Why Does a Low Standard Deviation Not Always Mean “Better” in IB Maths?
Many IB Mathematics: Applications & Interpretation students assume that a low standard deviation is automatically a good thing. When comparing datasets, students often conclude that smaller spread means better performance, higher quality, or greater success. In IB exams, this assumption frequently leads to lost interpretation marks.
IB wants students to understand that standard deviation describes variability, not value or quality. Whether a low standard deviation is “better” depends entirely on the context.
What a Low Standard Deviation Actually Means
A low standard deviation means the data values are clustered closely around the mean.
This tells us that outcomes are consistent or predictable. IB expects students to recognise that this says nothing about whether the mean itself is high, low, desirable, or undesirable.
Consistency and success are not the same thing.

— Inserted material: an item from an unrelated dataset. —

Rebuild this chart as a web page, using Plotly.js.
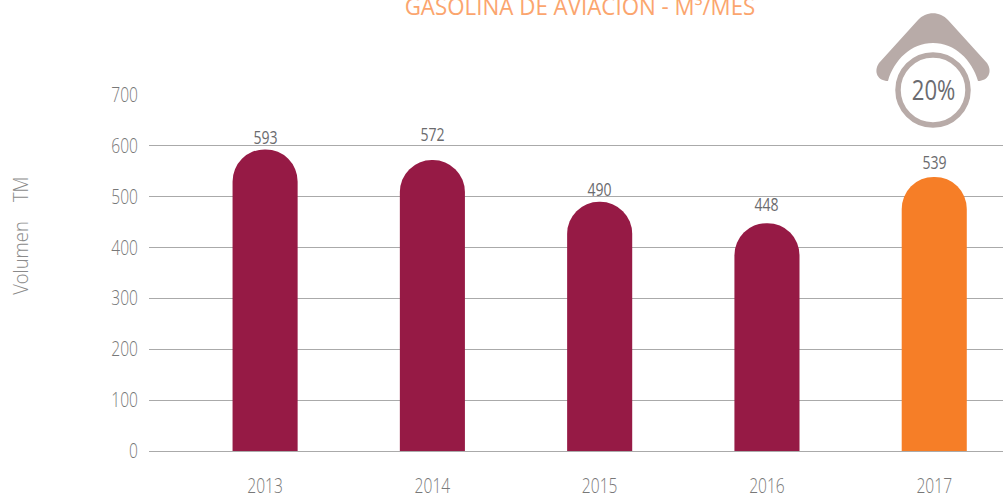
<!DOCTYPE html>
<html><head><meta charset="utf-8">
<script src="https://cdn.plot.ly/plotly-3.0.1.min.js"></script>
<style>html,body{margin:0;padding:0;background:#fff}#c{width:1003px;height:496px}</style>
</head><body><div id="c"></div>
<script>
const years = ['2013','2014','2015','2016','2017'];
const volumes = [593,572,490,448,539];
const barColors = ['#961a45','#961a45','#961a45','#961a45','#f67e27'];
const labelShifts = [-2,12,-1,5,1];
const yTicks = [0,100,200,300,400,500,600,700];
const FONT = '"Open Sans",sans-serif';

const W=1003,H=496,mL=149,mR=0,mT=95,mB=45;
const px=x=>(x-mL)/(W-mL-mR);
const py=y=>(H-mB-y)/(H-mT-mB);
const roof=[
 ['M',879,63],['L',918,20],['C',926,11,940,11,948,20],
 ['L',987,63],['C',993,72,988,81,978,81],['C',972,60,955,43,933,43],
 ['C',911,43,894,60,888,81],['C',878,81,873,72,879,63]
];
const roofPath=roof.map(s=>{
  const pts=[];for(let i=1;i<s.length;i+=2)pts.push(px(s[i])+','+py(s[i+1]));
  return s[0]+' '+pts.join(' ');
}).join(' ')+' Z';

const data=[{type:'bar',x:years,y:volumes,width:0.389,
  marker:{color:barColors,cornerradius:32,line:{width:0}},
  hoverinfo:'x+y',showlegend:false}];

const annotations=years.map((yr,i)=>({xref:'x',yref:'y',x:i,y:volumes[i],text:String(volumes[i]),showarrow:false,
  yanchor:'bottom',yshift:labelShifts[i],font:{family:FONT,size:18,weight:400,color:'#6b6b6e'}}));
annotations.push({xref:'paper',yref:'paper',x:px(20),y:py(236),text:'Volumen\u00a0\u00a0\u00a0\u00a0TM',textangle:-90,
  showarrow:false,xanchor:'center',yanchor:'middle',font:{family:FONT,size:20,weight:300,color:'#8a8a8a'}});
annotations.push({xref:'paper',yref:'paper',x:px(933),y:py(89),text:'20%',showarrow:false,
  xanchor:'center',yanchor:'middle',font:{family:FONT,size:27,weight:400,color:'#6b6b70'}});

const layout={
  width:W,height:H,margin:{l:mL,r:mR,t:mT,b:mB,pad:0},
  paper_bgcolor:'#fff',plot_bgcolor:'#fff',showlegend:false,
  title:{text:'GASOLINA DE AVIACION - M³/MES',x:580/W,xanchor:'center',y:1-6.5/H,yanchor:'middle',
    font:{family:FONT,size:24,weight:400,color:'#fba56e'}},
  xaxis:{type:'category',categoryorder:'array',categoryarray:years,range:[-0.694,4.411],
    tickfont:{family:FONT,size:20,weight:300,color:'#787878'},ticks:'',ticklabelstandoff:21,
    showgrid:false,zeroline:false,showline:false,fixedrange:true},
  yaxis:{range:[0,700],tickvals:yTicks,ticktext:yTicks.map(String),
    tickfont:{family:FONT,size:20,weight:300,color:'#787878'},ticks:'',ticklabelstandoff:10,
    showgrid:true,gridcolor:'#aaaaaa',gridwidth:1,zeroline:true,zerolinecolor:'#aaaaaa',zerolinewidth:1,
    showline:false,fixedrange:true},
  shapes:[
   {type:'path',xref:'paper',yref:'paper',path:roofPath,fillcolor:'#b8aba8',line:{width:0},layer:'above'},
   {type:'circle',xref:'paper',yref:'paper',x0:px(898),x1:px(968),y0:py(125),y1:py(55),
     fillcolor:'#ffffff',line:{color:'#b8aba8',width:5.5},layer:'above'}
  ],
  annotations
};
// The reference face is a condensed light sans: narrow the installed face to the same set width.
const narrow=(t,f)=>{
  const len=t.getComputedTextLength();
  t.setAttribute('lengthAdjust','spacingAndGlyphs');
  t.setAttribute('textLength',(len*f).toFixed(1));
};
Plotly.newPlot('c',data,layout,{displayModeBar:false,responsive:false}).then(gd=>{
  gd.querySelectorAll('.xtick text,.ytick text').forEach(t=>narrow(t,0.78));
  gd.querySelectorAll('.gtitle').forEach(t=>narrow(t,0.93));
  gd.querySelectorAll('.annotation-text').forEach(t=>{
    const s=t.textContent;
    narrow(t,s.startsWith('Volumen')?0.92:(s==='20%'?0.82:0.78));
  });
});
</script></body></html>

Why Students Automatically Label It as “Better”
In many classroom examples, low variability is framed positively.
Students become used to thinking that consistency equals improvement. IB deliberately challenges this habit by using contexts where consistent outcomes may still be poor, unhelpful, or risky.
The key skill being tested is contextual judgement, not statistical preference.
When a Low Standard Deviation Is Actually Useful
A low standard deviation is beneficial when:
- Reliability matters
- Predictability is important
- Risk needs to be minimised
Examples include manufacturing quality control or repeated test conditions. In these contexts, IB expects students to explain why consistency is valuable.